2.1. Preprocessing of Data
The first step of the proposed methodology is the preprocessing of input data. In this section, the digitization of architectural components and target infrastructures of the building is described. The goal is to generate a 3D topological model in a virtual scenario that represents most features that belong to the study area. Thus, this section is divided in three main parts (1) input data transformation, (2) triangle connection and wall segmentation and (3) definition of topology between wall sections.
2.1.1. Input Data Transformation
In this research, the dataset used as input data is provided by the university’s polytechnic school of Jaén. We focus on the first floor of this building, in which teaching offices and laboratories are located. This building is already available in 3D since Dominguez et al. [
44] developed an efficient method to generate 3D virtual data of our study area. This process is based on transforming every information layer from a 2D CAD map to a 3D model enriched with furniture and indoor infrastructures. Initially, this method selects some layers corresponding to architectural elements such as walls or pillars using MapInfo [
45]. Then, these 2D lines are converted to 3D walls, providing surfaces of walls, ceilings and floors. This semiautomatic process is performed using SketchUp software [
46], which helps to obtain visually relevant results in the architectural field, as depicted in
Figure 2.
In addition, the 3D model is enhanced adding additional 3D structures related to facilities of water, air conditioning, electricity or ventilation. The resulting virtual environment is shown in
Figure 3. There is a requirement in the way that these facilities are included since they must preserve scale and position regarding the structural elements. Therefore, input lines representing wires and pipes must be superseded by 3D models and placed in the correct positions according to the original plans. This 3D model is a mesh of unlinked triangles without any topology. In this sense, the topology that must be defined in order to perform an efficient search of candidate planes to be compared with scanned walls in the real world. Consequently, the next step is to develop a geometric segmentation in order to convert every wall into multiple 3D sections connected to each other.

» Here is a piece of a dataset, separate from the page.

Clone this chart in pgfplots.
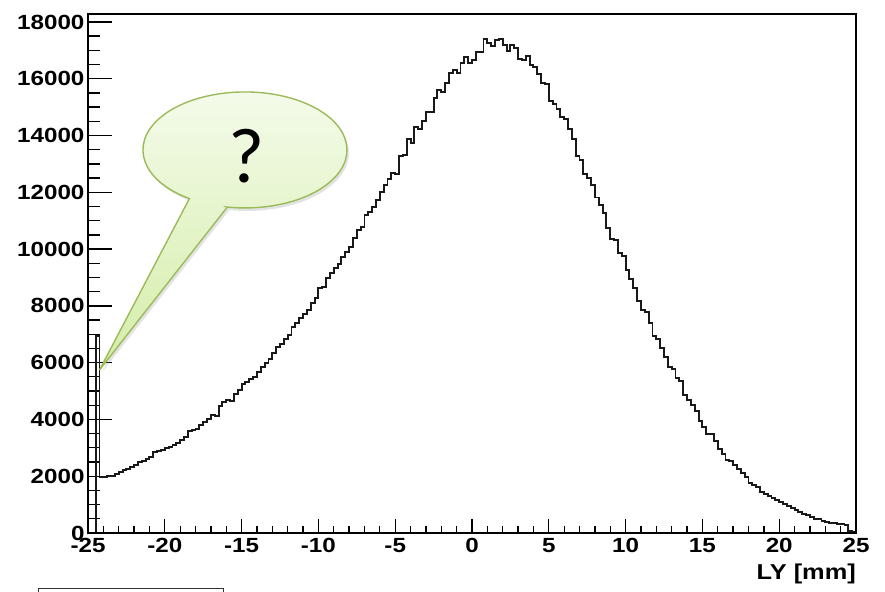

2.1.2. Topological Segmentation of Virtual 3D Model
Once the virtual representation of the building floor was obtained, the following step was to add topological relations to each triangle and to perform wall segmentation. This implies to separate the geometry of walls into sections, which restricts the search scope for planar surfaces and accelerates the alignment process. A wall section is considered a set of connected triangles matching a single plane. Then, these triangles must be adjacent and have the same normal vector. Therefore, the method described in this section puts together annexed triangles with the same orientation to construct a wall section. Therefore, a wall section is represented by a unique normal vector, which will be compared with the normal vector of those flat surfaces tracked in real time with ARCore. We rely on the premise that facility networks are spatially linked to virtual walls in the original CAD and that these constraints are maintained in 3D. Therefore, when real and virtual wall planes line up, facilities are accurately placed, as observed in
Section 4.
The proposed segmentation method has been tested with a training dataset as shown in
Figure 4. Using diverse colors, the cube is separated by the different planes containing their faces. In this case, planes associated with these faces are well defined because neighboring faces are orthogonal. However, as some walls in the building are curved, a coplanarity factor has to be defined in order to determine those walls that take part of the same section. The right image on
Figure 4 shows the results by changing the value of the coplanarity factor in chess figure models.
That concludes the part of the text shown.